You have two options for developing and executing code: You can use Jupyterlab in-the-browser, hosted by Duke OIT or CS department servers, or you can install the relevant software on your own personal device. Directions for each are included below. The choice is up to you, but if you choose to install on your own personal device then you are responsible for managing your own environment.

Using Jupyterlab in-the-browser with containers [no install]

This is the option with no installation, to use Jupyterlab in-the-browser hosted on container maintained by Duke OIT. To utilize this resource:

  1. Open a web browser and navigate to https://cmgr.oit.duke.edu/containers. Login with your NetID.
  2. The first time you access the container you will need to request a reservation under the “Reserve a container” tab. You should see several options under “Reservations available.” Select the “Pytorch JupyterLab with Pytorch for Data Science and Machine Learning” option.
  3. Now, whenever you return to the above url, you can select your container under reservations and select the blue “Login” button. This should launch a Jupyterlab view in your browser. If you open a Jupyter notebook (.ipynb file) you should be able to run code directly in the browser.

Later in the course we will discuss GPU utilization for efficient training and inference with large neural networks. We will provide directions at that point for how to access a similar interface to the above but hosted on CS department computers with GPU access enabled.

Installing on your personal device

You are not required to install anything on your personal device, but if you are interested in machine learning outside of the course you might be interested in doing so for the added flexibility and customizability.

There are multiple package managers for Python. For scientific computing and machine learning, I recommend Anaconda’s Individual Edition. It’s a free distribution containing Python, Jupyter, and (nearly) everything for data science in Python, and you can use it to install and upgrade anything else. Choose the appropriate download for your device. If you have trouble installing, check the anaconda documentation. If everything has gone correctly, you can open Jupyterlab with the terminal command “jupyter lab” or by selecting the program from the Anaconda navigator.

Note that you are responsible for managing your own device. You can do all of your coursework on the containers from any computer with a web browser, so problems with your personal device or installation will not be considered an excuse for late submission of work.

Next Steps: Introduction to Jupyter and Python

Once you can open Jupyterlab, either on a container or on your personal device, create your first Jupyter notebook file (a .ipynb file, select for Python if given a choice). Then review the Jupyter Notebook documentation to familiarize yourself with the interface. We will also demonstrate in class.

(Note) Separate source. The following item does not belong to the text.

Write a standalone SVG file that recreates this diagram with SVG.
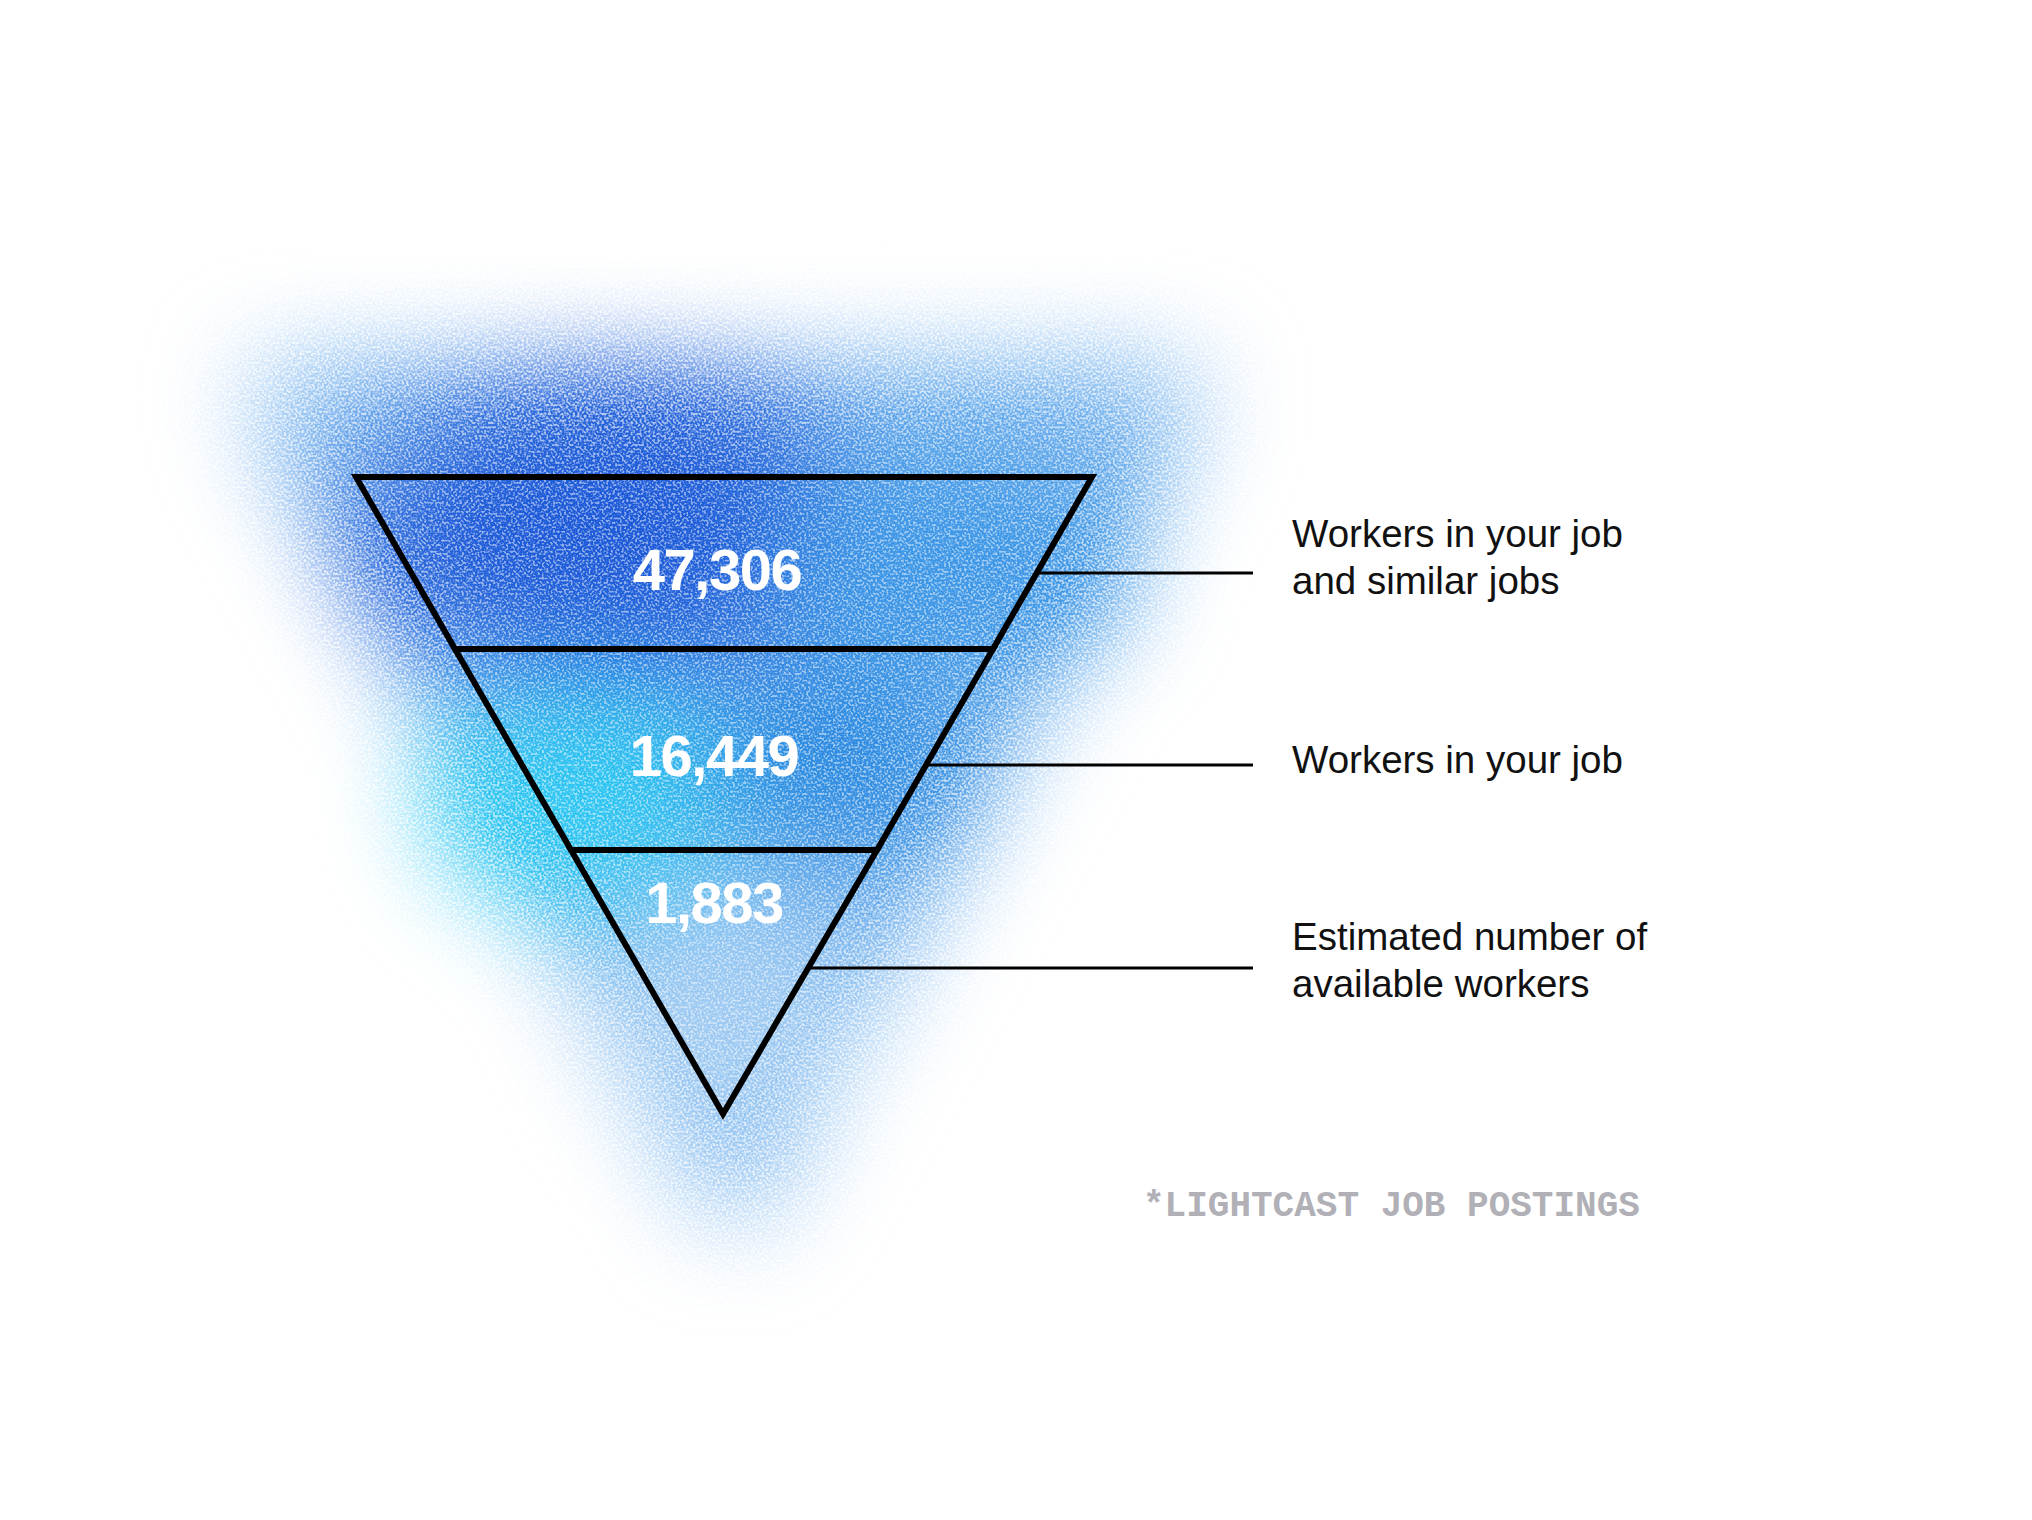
<svg xmlns="http://www.w3.org/2000/svg" width="2032" height="1520" viewBox="0 0 2032 1520">
<style>
.tier{fill:none;stroke:#000;stroke-width:6;stroke-linejoin:miter}
.num{font-family:"Liberation Sans",Arial,sans-serif;font-weight:700;font-size:58px;fill:#fff;text-anchor:middle;letter-spacing:-1.5px}
.lbl{font-family:"Liberation Sans",Arial,sans-serif;font-size:38.5px;fill:#111}
.con{stroke:#000;stroke-width:3;fill:none}
.note{font-family:"Liberation Mono","DejaVu Sans Mono",monospace;font-weight:700;font-size:36px;fill:#b0b0b6}
</style>
<defs>
<filter id="grain" x="-40%" y="-40%" width="180%" height="180%" color-interpolation-filters="sRGB">
<feGaussianBlur in="SourceGraphic" stdDeviation="56" result="b"/>
<feTurbulence type="fractalNoise" baseFrequency="0.45" numOctaves="1" seed="7" result="t"/>
<feColorMatrix in="t" type="matrix" values="0 0 0 0 0  0 0 0 0 0  0 0 0 0 0  4 0 0 0 -1.4" result="n"/>
<feComposite in="b" in2="n" operator="in" result="d"/>
<feComponentTransfer in="d" result="d2"><feFuncA type="linear" slope="1.4"/></feComponentTransfer>
<feComponentTransfer in="b" result="base"><feFuncA type="linear" slope="0.5"/></feComponentTransfer>
<feMerge><feMergeNode in="base"/><feMergeNode in="d2"/></feMerge>
</filter>
</defs>
<rect width="2032" height="1520" fill="#fff"/>
<g id="glow" filter="url(#grain)">
<polygon points="250,380 1200,380 735,1230" fill="#78b4ee"/>
<ellipse cx="620" cy="530" rx="260" ry="140" fill="#1d5ad8"/>
<ellipse cx="940" cy="560" rx="180" ry="110" fill="#3c96e6"/>
<ellipse cx="590" cy="790" rx="150" ry="110" fill="#2cc6f2"/>
<ellipse cx="830" cy="760" rx="130" ry="95" fill="#2888e0"/>
<ellipse cx="725" cy="1010" rx="110" ry="120" fill="#a0cbf2"/>
</g>
<g id="connectors">
<line class="con" x1="1037" y1="573" x2="1253" y2="573"/>
<line class="con" x1="926" y1="765" x2="1253" y2="765"/>
<line class="con" x1="809" y1="968" x2="1253" y2="968"/>
</g>
<g id="tier-1">
<polygon class="tier" points="356,477 1092,477 993,649 455,649"/>
<text class="num" x="717" y="590">47,306</text>
</g>
<g id="tier-2">
<polygon class="tier" points="455,649 993,649 877,850 571,850"/>
<text class="num" x="714" y="776">16,449</text>
</g>
<g id="tier-3">
<polygon class="tier" points="571,850 877,850 723,1114"/>
<text class="num" x="714" y="923">1,883</text>
</g>
<g id="label-1">
<text class="lbl" x="1292" y="547">Workers in your job</text>
<text class="lbl" x="1292" y="594">and similar jobs</text>
</g>
<g id="label-2">
<text class="lbl" x="1292" y="773">Workers in your job</text>
</g>
<g id="label-3">
<text class="lbl" x="1292" y="950">Estimated number of</text>
<text class="lbl" x="1292" y="997">available workers</text>
</g>
<g id="footnote">
<text class="note" x="1143" y="1216">*LIGHTCAST JOB POSTINGS</text>
</g>
</svg>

Finally, if you are new to the Python programming language, begin familiarizing yourself. You might utilize the official long-form tutorial, or the quick cheatsheet if you prefer to learn from short examples and experimentation. Either way, you do not need to master all aspects of Python all at once. Begin by familiarizing yourself with how to translate concepts you are familiar with from your primary programming language into Python (loops, conditionals, functions, classes, strings, lists, etc.).